American assistant professor, lawyer, and sales supervisor

George Lucas Paddison (August 9, 1883 – October 17, 1954) was an American assistant professor, lawyer, and sales supervisor.

==Biography==
Paddison was born in Burgaw, North Carolina on August 9, 1883. He studied chemistry at the University of North Carolina at Chapel Hill. He graduated Phi Beta Kappa in 1905. He studied further at Kentucky State University and received a Master's degree in Chemistry. Afterwards, Paddison taught as an assistant professor of Chemistry at the University of Mississippi while he earned a degree in law. Upon completing his law degree, Paddison practiced law in Greenwood, Mississippi for five years. In 1914 Paddison took a position with West Publishing Company, where he would work for 32 years, retiring in 1946 as supervisor of sales. West Publishing Co. produced law books primarily.
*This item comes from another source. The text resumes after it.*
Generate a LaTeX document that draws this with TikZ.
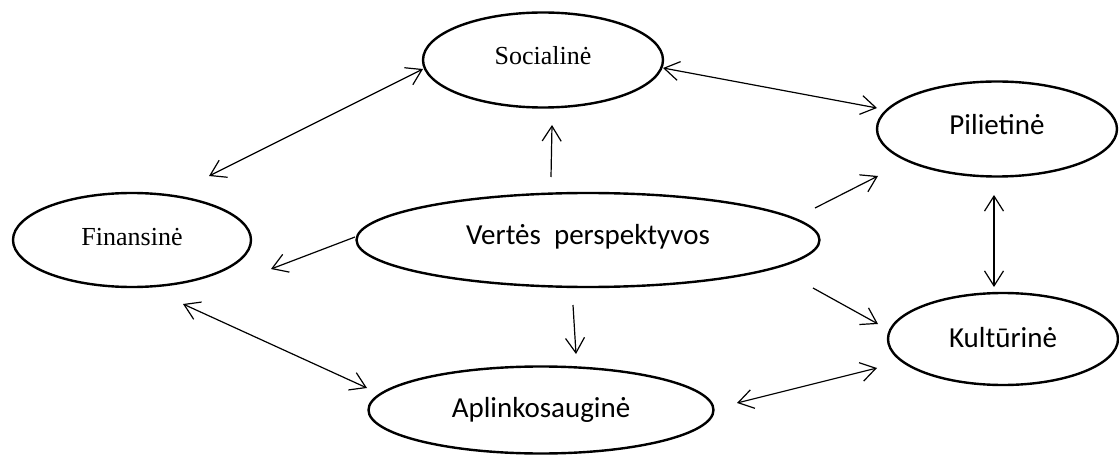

Upon retiring, he returned to North Carolina.

Upon his death, he established, by bequest, an endowment at the University of North Carolina at Chapel Hill in the Department of Classics there. This endowment established permanent faculty positions in Classics. The Paddison chair has been held by several luminaries in the field of Classical studies, including Thomas Robert Shannon Broughton, Robert J. Getty, Brooks Otis, George Alexander Kennedy, Jerzy Linderski, William H. Race, and James O'Hara. The current Paddison professor at UNC is Patricia A. Rosenmeyer.

He retired to his hometown of Burgaw, North Carolina. He died on October 17, 1954. He is buried in Burgaw Cemetery.